Little moments matter.
This morning I read a lovely post by my online running pal, Barb. She talked about her regular interactions with a bagging lady at her local grocery store. Go read the full post here, then come back. I’ll wait.
I love Barb’s post for two reasons.
1. The idea of bagging groceries in the order they’re put away appeals to me. It’s beautifully efficient. Since my life is a blend of hyper-organization offset by complete chaos, I’d like to borrow some of Barb’s grocery shopping efficiency.
Until now, my bagger has felt like she’s doing pretty good if all the refrigerated items go together, the toiletries are separate from the food and the bread doesn’t get squashed. My boys each make between 3-5 sandwiches every day for lunch, so I buy a LOT of bread. I also shop at a store that doesn’t employ baggers, so the bagger is me.
2. More importantly, Barb’s post reminds me how much the little moments of interaction matter and how purposefully looking for the positive is always worthwhile.
It also reminds me of my Great Aunt Lucy and a promise I made myself about aging gracefully. (Someday I’ll write a whole post about meeting Aunt Lucy when I was 12.)
Near the end of her life Aunt Lucy was physically dependent, relying on caregivers to meet every need, from toileting and bathing to eating. And while her mind was sharp, her memory was more colander than steel trap.
“Write down that you were here,” Aunt Lucy said during my mom’s last visit with her.
She pointed at a notebook beside the bed and flashed a smile. “I want to remember you were here and enjoy your visit again.”
While they chatted my mom noticed how Aunt Lucy kept finding the silver lining.
She could have so easily complained. Her body was failing. Her mind was slipping but not so much she didn’t know it.
She could have griped about her aches, pains and loss of independence.
But she didn’t complain. “I receive such good care. They take good care of me here,” she said of the nurses and aides.

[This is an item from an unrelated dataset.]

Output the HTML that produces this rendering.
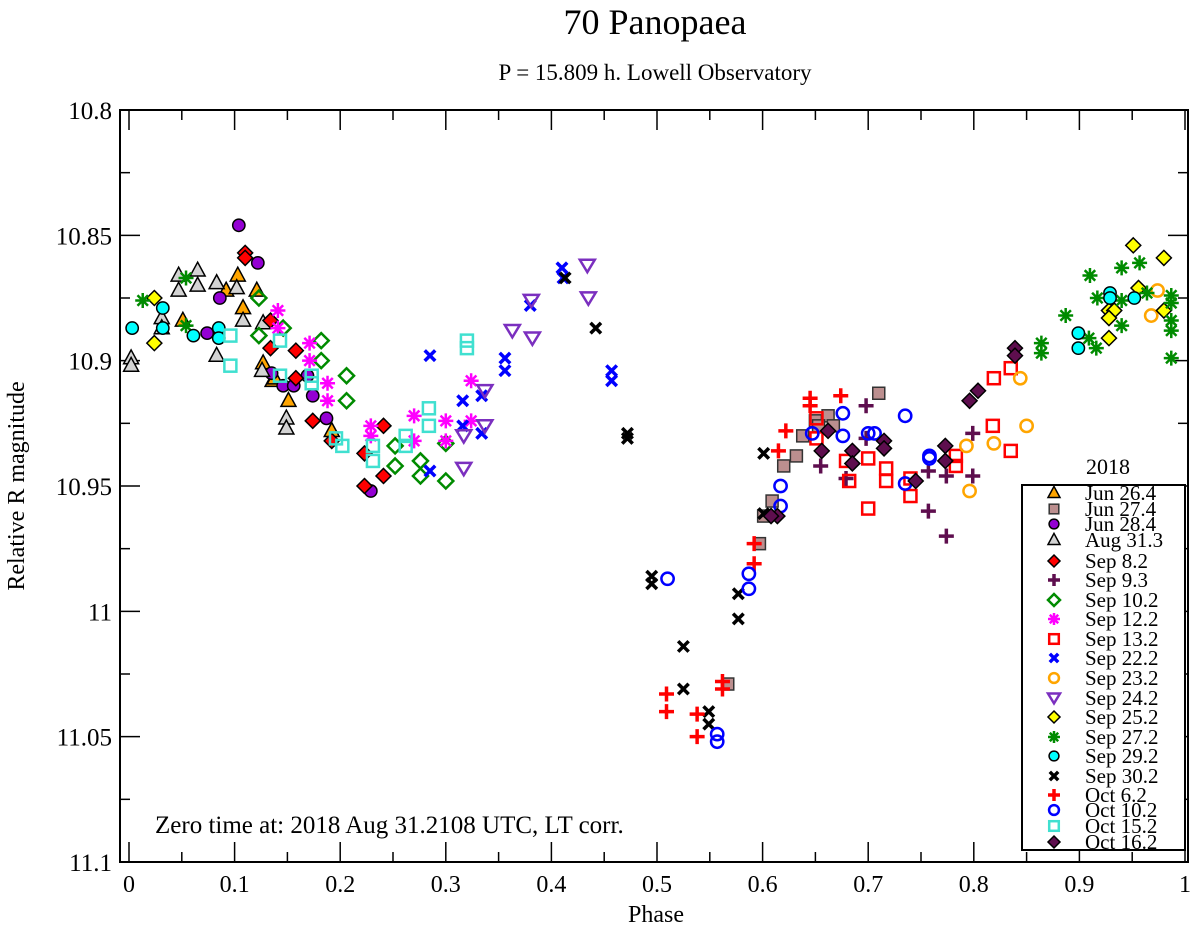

She could have bemoaned not getting more visitors or missing important family events she didn’t have the strength to attend. But she didn’t.
“Thank you so much for visiting,” she said, instead.
My mom left feeling blessed.
When I heard this, I hoped that when I grew old I could be like Aunt Lucy. But I also realized there’s only one way to be a positive person in my sunset years. I have to start becoming that person now, through how I handle the little moments like the grocery checkout line.
After grocery shopping Barb could easily have complained about her cranky bag lady. Instead, she looked for something to like (efficient bagging) and chose to be purposefully kind in those few moments she spends at the checkout counter. That’s pretty cool.
I bet the days Barb shops at the store are a little brighter for Joyce, her bagger. They’re probably a little brighter for Barb too.
Because she’s looking for something positive she finds it.
My Aunt Lucy would like Barb. I also bet that Barb will be a lot like my Aunt Lucy when she grows old.